Lenskold

Lenskold Article Series

by Jim Lenskold

The Dreaded Annual Planning Process

What will you do differently for this year’s plan?

Most large and midsize corporations go through a major effort in their annual planning process. You know the drill – draft projections, submit, revise, revise, revise…

 

As long as marketing is viewed as a discretionary expense and not an investment, setting marketing budgets will remain far from efficient. Many companies use last year’s budget factored up or down by some percentage. Others budget marketing as a fixed percent of sales revenue which will never work since declining sales will mean only less marketing to help turnaround the company’s position in the market.

 

The question is, what can you do differently for your upcoming planning and budgeting process? Here are some points to consider for those who not only want to increase marketing ROI but also want to shift the budgeting process for future years.

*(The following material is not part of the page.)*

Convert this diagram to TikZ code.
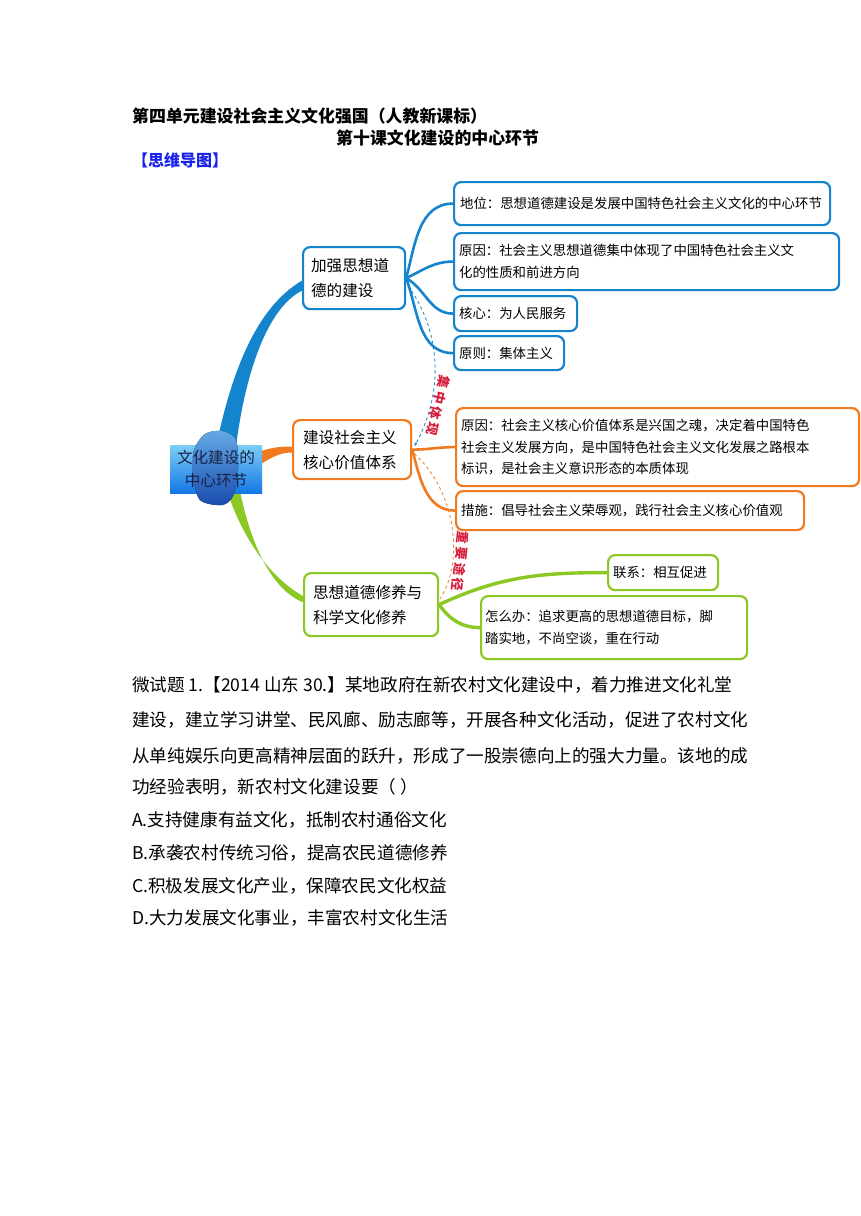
\documentclass[tikz,border=0pt]{standalone}
\usepackage{fontspec}
\setmainfont{Noto Sans CJK SC}
\usetikzlibrary{positioning,calc,arrows.meta,backgrounds}
\definecolor{mapblue}{RGB}{20,132,204}
\definecolor{maporange}{RGB}{240,122,32}
\definecolor{mapgreen}{RGB}{140,200,35}
\definecolor{linkred}{RGB}{214,30,60}
\definecolor{titleblue}{RGB}{25,35,235}
\definecolor{corelight}{RGB}{125,205,245}
\definecolor{coredark}{RGB}{20,120,230}
\definecolor{bloblight}{RGB}{100,170,228}
\definecolor{blobdark}{RGB}{25,75,175}

\begin{document}
\begin{tikzpicture}[x=1pt,y=-1pt,
    hub/.style={draw,line width=2.2pt,rounded corners=7pt,fill=white,anchor=north west,
      align=left,inner xsep=8pt,inner ysep=0pt,font=\fontsize{15.6}{25}\selectfont},
    leaf/.style={draw,line width=2.2pt,rounded corners=7pt,fill=white,anchor=north west,
      align=left,inner xsep=5pt,inner ysep=0pt,font=\fontsize{13.4}{21.5}\selectfont},
    twig/.style={line width=2.6pt},
    link/.style={dashed,line width=0.8pt},
    linktext/.style={font=\bfseries\fontsize{13}{13}\selectfont,text=linkred,inner sep=1pt},
    textline/.style={anchor=west,inner sep=0pt,font=\fontsize{17.6}{17.6}\selectfont}]
  \useasboundingbox (0,0) rectangle (860,1216);

  % Heading
  \node[textline,font=\bfseries\fontsize{16.9}{16.9}\selectfont] (unit) at (132,116) {第四单元建设社会主义文化强国（人教新课标）};
  \node[textline,font=\bfseries\fontsize{16.9}{16.9}\selectfont] (lesson) at (336,138) {第十课文化建设的中心环节};
  \node[textline,text=titleblue,font=\bfseries\fontsize{16}{16}\selectfont] (maphead) at (132,160) {【思维导图】};

  % Centre
  \node[minimum width=92pt,minimum height=48pt,inner sep=0pt,top color=corelight,bottom color=coredark] (corebox) at (216,469) {};
  \fill[top color=bloblight,bottom color=blobdark,shift={(corebox.center)}]
    plot[smooth cycle] coordinates {(-11,-35) (6,-38) (20,-29) (22,1) (17,27) (6,36) (-16,31) (-23,6) (-22,-19)};
  \node[align=center,text={rgb,255:red,25;green,35;blue,70},font=\fontsize{15.6}{23}\selectfont] (core) at (corebox.center) {文化建设的\\中心环节};

  % Hubs
  \node[hub,draw=mapblue,text width=86pt,minimum height=62pt] (hubA) at (302,246) {加强思想道\\德的建设};
  \node[hub,draw=maporange,text width=98pt,minimum height=59pt,inner xsep=10pt] (hubB) at (292,419) {建设社会主义\\核心价值体系};
  \node[hub,draw=mapgreen,text width=116pt,minimum height=63pt,inner xsep=9pt] (hubC) at (303,572) {思想道德修养与\\科学文化修养};

  % Leaves
  \node[leaf,draw=mapblue,text width=364pt,minimum height=43pt,inner xsep=6pt] (leafA1) at (453,181) {地位：思想道德建设是发展中国特色社会主义文化的中心环节};
  \node[leaf,draw=mapblue,text width=375pt,minimum height=57pt] (leafA2) at (453,232) {原因：社会主义思想道德集中体现了中国特色社会主义文\\化的性质和前进方向};
  \node[leaf,draw=mapblue,text width=113pt,minimum height=35pt] (leafA3) at (453,295) {核心：为人民服务};
  \node[leaf,draw=mapblue,text width=100pt,minimum height=34pt] (leafA4) at (453,335) {原则：集体主义};

  \node[leaf,draw=maporange,text width=393pt,minimum height=78pt] (leafB1) at (455,407) {原因：社会主义核心价值体系是兴国之魂，决定着中国特色\\社会主义发展方向，是中国特色社会主义文化发展之路根本\\标识，是社会主义意识形态的本质体现};
  \node[leaf,draw=maporange,text width=338pt,minimum height=39pt] (leafB2) at (455,490) {措施：倡导社会主义荣辱观，践行社会主义核心价值观};

  \node[leaf,draw=mapgreen,text width=100pt,minimum height=35pt] (leafC1) at (607,554) {联系：相互促进};
  \node[leaf,draw=mapgreen,text width=258pt,minimum height=63pt,inner xsep=4pt] (leafC2) at (480,595) {怎么办：追求更高的思想道德目标，脚\\踏实地，不尚空谈，重在行动};

  \begin{scope}[on background layer]
    \fill[white] (0,0) rectangle (860,1216);
    % Main branches
    \fill[mapblue] ($(corebox.north)+(0,2)$) .. controls (228,390) and (250,310) .. ($(hubA.west)+(1,2)$)
      -- ($(hubA.west)+(1,12)$) .. controls (262,310) and (243,390) .. ($(corebox.north)+(20,2)$) -- cycle;
    \fill[maporange] ($(corebox.east)+(-4,-17)$) .. controls (270,448) and (280,446) .. ($(hubB.west)+(1,-3)$)
      -- ($(hubB.west)+(1,3)$) .. controls (280,452) and (270,458) .. ($(corebox.east)+(-4,-3)$) -- cycle;
    \fill[mapgreen] ($(corebox.south)+(11,-2)$) .. controls (240,530) and (265,575) .. ($(hubC.west)+(1,-8)$)
      -- ($(hubC.west)+(1,-2)$) .. controls (270,590) and (250,540) .. ($(corebox.south)+(24,-2)$) -- cycle;

    % Twigs
    \draw[twig,mapblue] (hubA.east) to[out=75,in=180] (leafA1.west);
    \draw[twig,mapblue] (hubA.east) to[out=25,in=180] (leafA2.west);
    \draw[twig,mapblue] (hubA.east) to[out=-30,in=180] (leafA3.west);
    \draw[twig,mapblue] (hubA.east) to[out=-70,in=180] (leafA4.west);
    \draw[twig,maporange] (hubB.east) to[out=0,in=180] (leafB1.west);
    \draw[twig,maporange] (hubB.east) to[out=-75,in=180] (leafB2.west);
    \draw[twig,mapgreen,line width=3.4pt] (hubC.east) to[out=25,in=180] (leafC1.west);
    \draw[twig,mapgreen,line width=3.4pt] (hubC.east) to[out=-55,in=180] (leafC2.west);
  \end{scope}

  % Links
  \draw[link,mapblue,-{Latex[length=4pt,width=3pt]}] ($(hubA.east)+(2,8)$) .. controls (440,330) and (445,390) .. ($(hubB.east)+(2,-3)$)
    node[linktext,pos=0.75,sloped,allow upside down,above] (linkA) {集\hspace{3pt}中\hspace{3pt}体\hspace{3pt}现};
  \draw[link,maporange] ($(hubB.east)+(2,4)$) .. controls (455,490) and (465,560) .. ($(hubC.east)+(1,-6)$)
    node[linktext,pos=0.72,sloped,allow upside down,above] (linkB) {重\hspace{3pt}要\hspace{3pt}途\hspace{3pt}径};

  % Question
  \node[textline] (q1) at (132,685) {微试题 1.【2014 山东 30.】某地政府在新农村文化建设中，着力推进文化礼堂};
  \node[textline] (q2) at (132,720) {建设，建立学习讲堂、民风廊、励志廊等，开展各种文化活动，促进了农村文化};
  \node[textline] (q3) at (132,756) {从单纯娱乐向更高精神层面的跃升，形成了一股崇德向上的强大力量。该地的成};
  \node[textline] (q4) at (132,787) {功经验表明，新农村文化建设要（ ）};
  \node[textline] (optA) at (132,820) {A.支持健康有益文化，抵制农村通俗文化};
  \node[textline] (optB) at (132,853) {B.承袭农村传统习俗，提高农民道德修养};
  \node[textline] (optC) at (132,886) {C.积极发展文化产业，保障农民文化权益};
  \node[textline] (optD) at (132,918) {D.大力发展文化事业，丰富农村文化生活};
\end{tikzpicture}
\end{document}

1. Allocate budget for market testing and more thorough measurements of marketing effectiveness. One of the key barriers to measurement is the lack of budget and commitment to testing and analytics. Building insight to increase performance is critical to creating a competitive advantage and maximizing ROI.
2. Allow enough flexibility in your planning to apply low-budget testing techniques. Varying the core strategy or media mix throughout the year can often provide insights to guide better performance, without requiring control groups or heavy analysis. Getting more scientific in your marketing sometimes requires creativity!
3. Invest in marketing automation. Take some steps forward with your technology. Add campaign management, marketing investment management software (i.e., marketing ROI technology), or modeling software — or make better use of the technology if you have it.
4. Ensure proper staffing for marketing analysts. This is a key role in drilling down into the results and bridging the gap between traditional marketing metrics and financial impact.
5. Plan for greater integration. Generating higher ROI is dependent on integrating all marketing and sales activities directed to each customer segment. Take steps such as better aligning targeting efforts, coordinating timing, and mapping the customer buying cycle to identify points of leakage that marketing tactics must address.
6. Make initial estimates of incremental ROI or profit. Even if you are not prepared to measure and manage your budget using ROI, start going through the analysis and exercise to get a better understanding of the process. The goal is to be prepared for inevitable day when ROI measurements and greater financial accountability become common practice.
7. Understand your key profit drivers. Running your assumptions through several ROI scenarios can help identify where strategic and tactical changes can have the most significant impact on your profit potential.
8. Revise key metrics and prepare your dashboard. Take a close look at the metrics used to drive performance in your organization. Often these metrics are driving behaviors that don’t align with profitability (although they might be intended to do so). Along with the key metrics that align with profitability, you should identify the predictive metrics that can alert you to upcoming shortfalls in marketing performance. Your marketing dashboard should serve as a management tool that leverages insight on short-term performance and long-term trends to optimize decision-making.

Finally, recognize where the marketing organization itself contributes to the inefficiency of the budgeting process. It’s common to request more budget than is necessary, and then to ensure the excess is spent in order to protect the amount allocated in next year’s budget. Ultimately, power and prestige should not be based on the size of one’s budget but on their ability to effectively deliver the maximum return for that budget.